# 44 Trillion Dungeon Room Descriptions



## LordEntrails (Jan 1, 2018)

Need a Room descripotion? Need a Door? Need dozens and dozens of them? Then this product has you covered.
This contains both a PDF and Excel spreadsheet that can be used to create more than 44 *Trillion* unique descriptions that combine room and doors. To be exact - *44,285,477,827,500* combinations.

Absolutely crazy I know! I figured when I started I could come up with 1 million, but as I got going, it was easy to keep adding another fun notable, or ceiling feature, or door feature. And I could have kept going. But at some point I had to agree that I had enough, more than even a mega-dungeon would use!

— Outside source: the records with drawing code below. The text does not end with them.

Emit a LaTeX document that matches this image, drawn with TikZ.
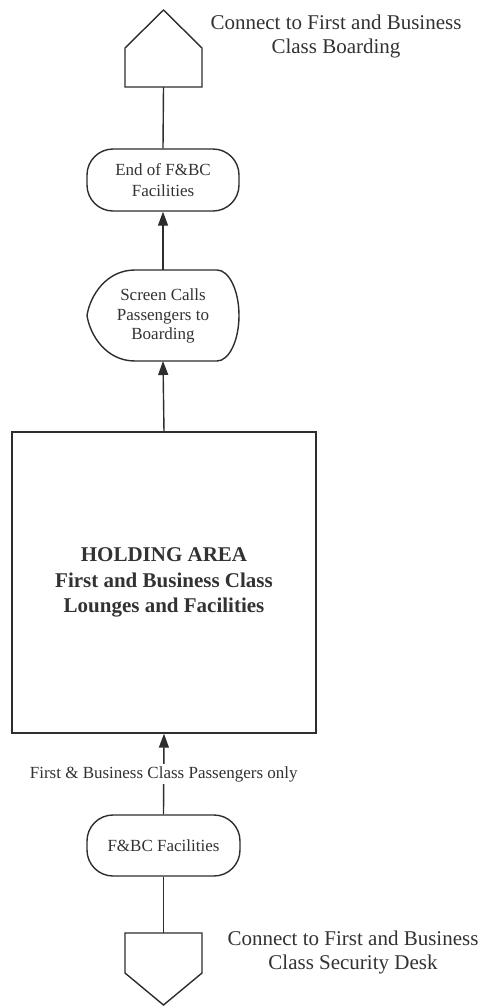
\documentclass[tikz,border=0pt]{standalone}
\usepackage{fontspec}
\setmainfont{Liberation Serif}
\usetikzlibrary{arrows.meta}
\definecolor{inkc}{RGB}{45,45,45}
\definecolor{textc}{RGB}{50,50,50}
\begin{document}
\begin{tikzpicture}[x=1pt,y=-1pt,
  ink/.style={draw=inkc, line width=1.4pt},
  anchorbox/.style={inner sep=0pt, outer sep=0pt},
  flow/.style={draw=inkc, line width=1.4pt, -{Triangle[length=14pt,width=10pt]}},
  small/.style={font=\fontsize{17}{19.5}\selectfont, text=textc, align=center, inner sep=0pt},
  big/.style={font=\fontsize{21}{24}\selectfont, text=textc, align=center, inner sep=0pt},
  terminal/.style={ink, rounded corners=26pt, inner sep=0pt, align=center,
    font=\fontsize{17}{21}\selectfont, text=textc}
]
\useasboundingbox (0,0) rectangle (482,1007);

% off-page connector at the top
\node[anchorbox, minimum width=77pt, minimum height=77pt] (boarding) at (163.5,48.5) {};
\draw[ink, line join=miter] (125,87) -- (125,48) -- (163.5,10) -- (202,48) -- (202,87) -- cycle;
\node[big] (boardlabel) at (336,36.5) {Connect to First and Business\\Class Boarding};

% end of facilities terminal
\node[terminal, minimum width=152pt, minimum height=62pt] (endfac) at (163,180)
  {End of F\&BC\\Facilities};

% display shape
\node[anchorbox, minimum width=152pt, minimum height=91pt] (screen) at (163,315.5) {};
\draw[ink] (217,270) -- (135,270)
  .. controls (106,270) and (90,296) .. (87,315.5)
  .. controls (90,335) and (106,361) .. (135,361)
  -- (217,361)
  .. controls (229,361) and (239,340.6) .. (239,315.5)
  .. controls (239,290.4) and (229,270) .. (217,270) -- cycle;
\node[small] (screentext) at (163,316) {Screen Calls\\Passengers to\\Boarding};

% holding area
\node[ink, minimum width=304pt, minimum height=301pt, inner sep=0pt, align=center,
  font=\fontsize{21}{25.5}\selectfont\bfseries, text=textc] (holding) at (164,582.5)
  {HOLDING AREA\\First and Business Class\\Lounges and Facilities};

% facilities terminal
\node[terminal, minimum width=153pt, minimum height=61pt] (fbc) at (163.5,845.5)
  {F\&BC Facilities};

% off-page connector at the bottom
\node[anchorbox, minimum width=77pt, minimum height=72pt] (security) at (163.5,969) {};
\draw[ink, line join=miter] (125,933) -- (202,933) -- (202,973) -- (163.5,1005) -- (125,973) -- cycle;
\node[big] (seclabel) at (353,952) {Connect to First and Business\\Class Security Desk};

% connectors
\draw[ink] (boarding.south) -- (endfac.north);
\draw[flow] (screen.north) -- (endfac.south);
\draw[flow] (holding.north |- 0,432) -- (screen.south);
\draw[flow] (fbc.north) -- node[small, fill=white, inner sep=2pt] (onlylabel)
  {First \& Business Class Passengers only} (holding.south);
\draw[ink] (security.north) -- (fbc.south);
\end{tikzpicture}
\end{document}
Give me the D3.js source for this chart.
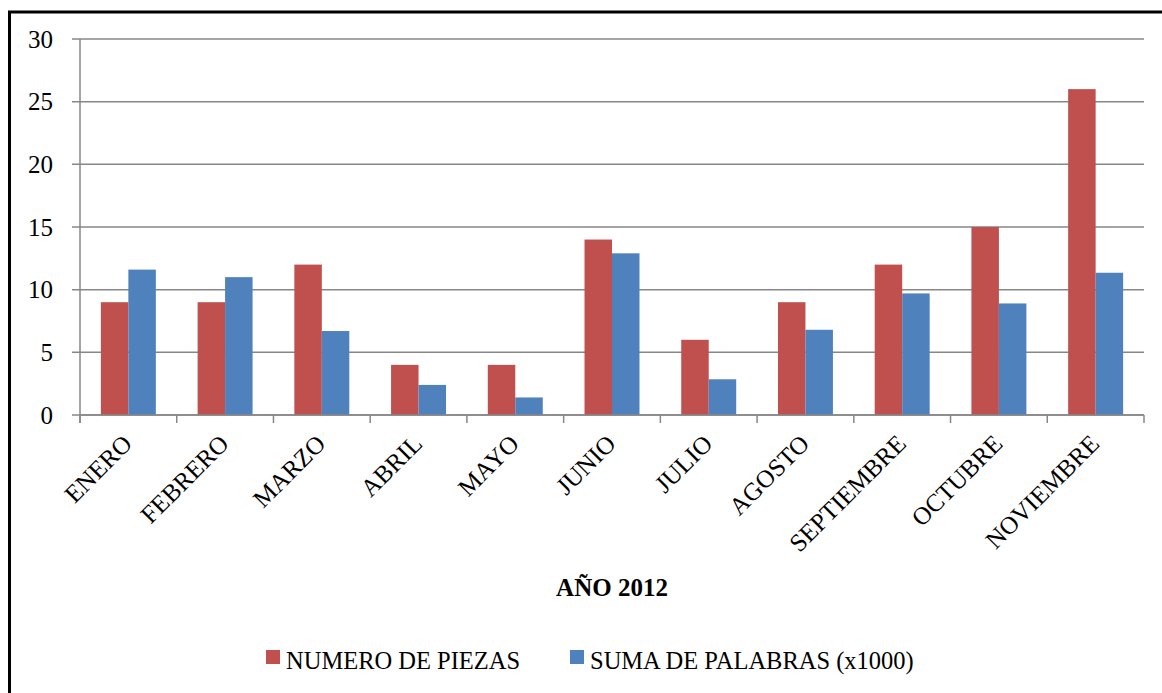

Check it out! Dungeon Room Descriptions


This amazing number comes from a combination of 35,350 unique doors made from different materials, handles, latches, and features. Along with over 1.2 Trillion room descriptions created from combination of floors and floor features, ceiling shapes and features, walls features, and a selection of room notables.


Random Samples:
"The door is made of oaken planks, it has a turning handle and two dwarven warriors are carved in relief on the sides of this door. This room has roughly hewn stone floor that has small gravel and dirt strewn around. The floor is plain and bare. The ceiling is cathedral vaulted and shows no signs of note. Carved in relief upon these walls are one after another the shapes of twisted and corrupted figures. Their faces half melted into masks of twisted pain and terror. The remains of a small leather bound book that has been burned lies discarded along one wall."


"The door is made of quartzite, it has a double-sided iron bolt with keyed lock and a "V I" is scrawled in yellow chalk in the center of the door. This room has square marble tile floor. The floor is plain and bare. The ceiling is flat and shows no signs of note. A two foot high relief carved merchant's scale has been carved into the wall. The room appears empty."


"The door is made of redwood planks, it has a double-sided wooden bolt with keyed lock and the latch and handle appears much newer than the door. This room has clay bricks that have been laid down to form a solid floor. Line traces of violet light appear and disappear randomly across the floor. The ceiling is flat ceiling with coved edges and shows no signs of note. The wall to your right is covered in green moss. It is thick and damp and appears that water seeps from the stone behind it. The room appears empty."


"The door is made of wired together bones, it has a double-sided wooden bolt and a black 'X' is drawn across the inside of the door, it appears to have been done with tar. This room has smoothly hewn natural stone floor. The floor is plain and bare. The ceiling is barrel vaulted with ribs and shows no signs of note. Small wildflowers have been crudely painted all around the base of the walls. A crude statue of a horse made from bent metal rods and swords stand in the room.."


"The door is made of fir planks, it has a carved wooden handle and is otherwise plain. This room has limestone tile floor. The floor of this room is cracked and uneven, like a brick that has been shattered and crudely put back together. Finger width cracks run throughout the room, making you wonder if the floor is stable. The ceiling is domed and shows no signs of note. Scratched in one corner in the common tongue is the memorial "Karl Died Here, Damn This Place". A pedestal about 3 feet high stands in the middle of the room and has a spire protruding from the top. The spire casts an unnatural shadow onto the floor as if it were a sundial, but there are no markings on the floor to judge if that is its intended function."


----------